To address this cause of concern, we recommend that within six months the force should:

  • improve its management of risk;
  • ensure that staff and officers fully understand risk, and risk assessments such as THRIVE and DASH, through effective training;
  • review its processes in the control room to ensure risk is mitigated where possible and vulnerable victims see police quickly enough;
  • improve the quality of investigations involving vulnerable people, ensuring that the workloads of specialist investigators are always manageable and that such investigations are subject to regular and active supervision;
  • ensure all staff and officers dealing with vulnerable victims put measures in place to effectively manage initial and continued risk to victims, and record their actions; and
  • change its 101 call handling processes to reduce the number of callers who hang up.
Detailed findings for question 2


How effective are the force’s specialist capabilities?
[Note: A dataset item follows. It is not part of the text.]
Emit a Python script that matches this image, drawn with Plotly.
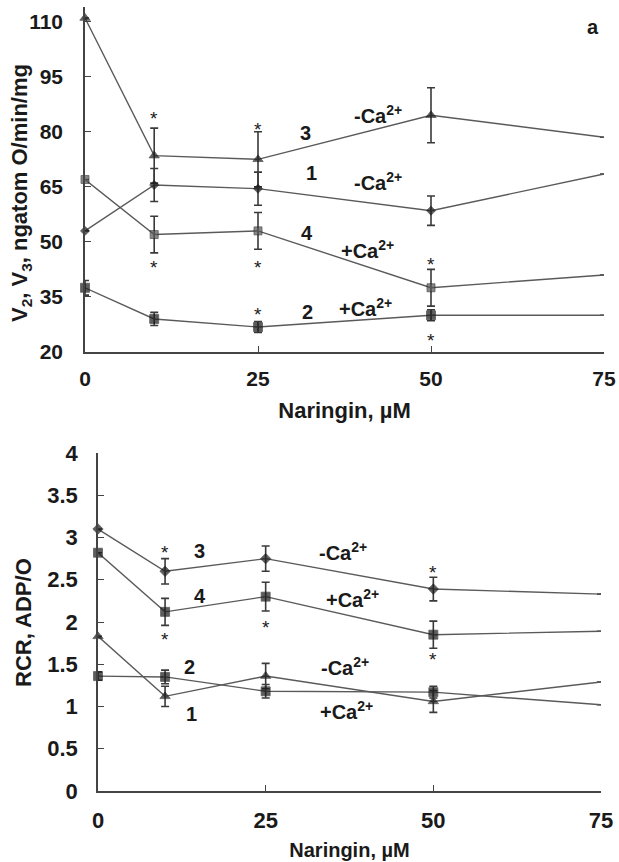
import plotly.graph_objects as go

# ---------------- data ----------------
conc = [0, 10, 25, 50, 75]

# panel a: V2, V3 (ngatom O/min/mg)
a_s3 = [111, 73.5, 72.5, 84.5, 78.5]
a_s3_err = [0, 7.5, 7.5, 7.5, 0]
a_s1 = [53, 65.5, 64.5, 58.5, 68.5]
a_s1_err = [0, 4.5, 4.5, 4.0, 0]
a_s4 = [67, 52, 53, 37.5, 41]
a_s4_err = [0, 5, 5, 5, 0]
a_s2 = [37.5, 29, 26.8, 30, 30]
a_s2_err = [2, 1.8, 1.5, 1.5, 0]

# panel b: RCR, ADP/O
b_s3 = [3.10, 2.60, 2.75, 2.39, 2.33]
b_s3_err = [0, 0.15, 0.15, 0.14, 0]
b_s4 = [2.82, 2.12, 2.30, 1.85, 1.89]
b_s4_err = [0, 0.16, 0.17, 0.16, 0]
b_s1 = [1.83, 1.12, 1.36, 1.06, 1.29]
b_s1_err = [0, 0.12, 0.15, 0.13, 0]
b_s2 = [1.36, 1.35, 1.18, 1.17, 1.02]
b_s2_err = [0.05, 0.08, 0.08, 0.07, 0]

a_yticks = [20, 35, 50, 65, 80, 95, 110]
b_yticks = [0, 0.5, 1, 1.5, 2, 2.5, 3, 3.5, 4]
b_yticklabels = ["0", "0.5", "1", "1.5", "2", "2.5", "3", "3.5", "4"]
x_ticks = [0, 25, 50, 75]

# significance marks (x, y)
a_stars = [(10, 84.9), (10, 44.5), (25, 81.9), (25, 44.5), (25, 31.5), (50, 45.1), (50, 24.6)]
b_stars = [(10, 2.88), (10, 1.85), (25, 2.0), (50, 2.65), (50, 1.61)]

# curve labels (text, x, y)
a_labels = [("3", 31.8, 79.7), ("1", 32.7, 68.8), ("4", 32.1, 52.5), ("2", 32.1, 30.9),
            ("-Ca<sup>2+</sup>", 42.3, 84.6), ("-Ca<sup>2+</sup>", 42.3, 66.4),
            ("+Ca<sup>2+</sup>", 40.8, 47.8), ("+Ca<sup>2+</sup>", 40.5, 32.0),
            ("a", 73.4, 108.6)]
b_labels = [("3", 15.2, 2.84), ("4", 15.2, 2.31), ("2", 13.7, 1.47), ("1", 14.0, 0.91),
            ("-Ca<sup>2+</sup>", 36.5, 2.84), ("+Ca<sup>2+</sup>", 38.0, 2.28),
            ("-Ca<sup>2+</sup>", 36.8, 1.47), ("+Ca<sup>2+</sup>", 37.1, 0.95),
            ("b", 76.6, 3.86)]

a_ytitle = "V<sub>2</sub>, V<sub>3</sub>, ngatom O/min/mg"
b_ytitle = "RCR, ADP/O"
x_title = "Naringin, µM"

# ---------------- styling ----------------
LINE = "#5a5a5a"
INK = "#1a1a1a"
FONT = "Liberation Sans, Arial, sans-serif"

fig = go.Figure()


def add_series(y, err, sym, size, color, xa, ya):
    sizes = [size] * (len(conc) - 1) + [0]
    fig.add_trace(go.Scatter(
        x=conc, y=y, mode="lines+markers",
        line=dict(color=LINE, width=1.4),
        marker=dict(symbol=sym, size=sizes, color=color, line=dict(width=0.8, color=INK)),
        error_y=dict(type="data", array=err, visible=True, color="#3a3a3a",
                     thickness=1.6, width=4),
        xaxis=xa, yaxis=ya, showlegend=False, cliponaxis=False))


add_series(a_s3, a_s3_err, "triangle-up", 9, INK, "x", "y")
add_series(a_s1, a_s1_err, "diamond", 7, INK, "x", "y")
add_series(a_s4, a_s4_err, "square", 8, "#555555", "x", "y")
add_series(a_s2, a_s2_err, "square", 9, INK, "x", "y")

add_series(b_s3, b_s3_err, "diamond", 8, INK, "x2", "y2")
add_series(b_s4, b_s4_err, "square", 9, INK, "x2", "y2")
add_series(b_s1, b_s1_err, "triangle-up", 9, INK, "x2", "y2")
add_series(b_s2, b_s2_err, "square", 9, INK, "x2", "y2")

W, H = 619, 862

annotations = []
for (sx, sy) in a_stars:
    annotations.append(dict(x=sx, y=sy, xref="x", yref="y", text="*", showarrow=False,
                            yshift=-5, font=dict(family=FONT, size=19, color=INK)))
for (sx, sy) in b_stars:
    annotations.append(dict(x=sx, y=sy, xref="x2", yref="y2", text="*", showarrow=False,
                            yshift=-5, font=dict(family=FONT, size=19, color=INK)))
for (t, lx, ly) in a_labels:
    annotations.append(dict(x=lx, y=ly, xref="x", yref="y", text=t, showarrow=False,
                            font=dict(family=FONT, size=20, color=INK, weight="bold")))
for (t, lx, ly) in b_labels:
    annotations.append(dict(x=lx, y=ly, xref="x2", yref="y2", text=t, showarrow=False,
                            font=dict(family=FONT, size=20, color=INK, weight="bold")))
# y-axis titles
annotations.append(dict(x=21 / W, y=1 - 193 / H, xref="paper", yref="paper", text=a_ytitle,
                        textangle=-90, showarrow=False, xanchor="center", yanchor="middle",
                        font=dict(family=FONT, size=22, color=INK, weight="bold")))
annotations.append(dict(x=23 / W, y=1 - 623 / H, xref="paper", yref="paper", text=b_ytitle,
                        textangle=-90, showarrow=False, xanchor="center", yanchor="middle",
                        font=dict(family=FONT, size=22, color=INK, weight="bold")))


def axis_style(tick_size, title_size):
    return dict(showgrid=False, zeroline=False, showline=True, linecolor="#444",
                linewidth=1.5, ticks="inside", tickcolor="#444", tickwidth=1.3,
                ticklen=6, automargin=False,
                tickfont=dict(family=FONT, size=tick_size, color=INK, weight="bold"),
                title_font=dict(family=FONT, size=title_size, color=INK, weight="bold"))


fig.update_layout(
    width=W, height=H, margin=dict(l=0, r=0, t=0, b=0),
    paper_bgcolor="white", plot_bgcolor="white",
    annotations=annotations,
    xaxis=dict(domain=[85 / W, 604 / W], range=[0, 75], tickvals=x_ticks,
               anchor="y", ticklabelstandoff=7,
               title=dict(text=x_title, standoff=14), **axis_style(21, 22)),
    yaxis=dict(domain=[1 - 352 / H, 1 - 7 / H], range=[20, 114], tickvals=a_yticks,
               anchor="x", ticklabelstandoff=16, **axis_style(21, 22)),
    xaxis2=dict(domain=[98 / W, 601 / W], range=[0, 75], tickvals=x_ticks,
                anchor="y2", ticklabelstandoff=9,
                title=dict(text=x_title, standoff=11), **axis_style(22, 20)),
    yaxis2=dict(domain=[1 - 791 / H, 1 - 453 / H], range=[0, 4], tickvals=b_yticks,
                ticktext=b_yticklabels, anchor="x2", ticklabelstandoff=14,
                **axis_style(22, 22)),
)

fig.write_html("out.html")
We have previously inspected how well forces provide armed policing. This formed part of our 2016 and 2017 effectiveness inspections. Subsequent terrorist attacks in the UK and Europe have meant that the police service maintains a focus on armed capability in England and Wales.

It is not just terrorist attacks that place operational demands on armed officers. The threat can include the activity of organised crime groups or armed street gangs and all other crime involving guns. The Code of Practice on the Police Use of Firearms and Less Lethal Weapons (PDF document) makes forces responsible for implementing national standards of armed policing. The code stipulates that a chief officer be designated to oversee these standards. This requires the chief officer to set out the firearms threat in an armed policing strategic threat and risk assessment (APSTRA). They must also set out clear rationales for the number of armed officers (armed capacity) and the level to which they are trained (armed capability).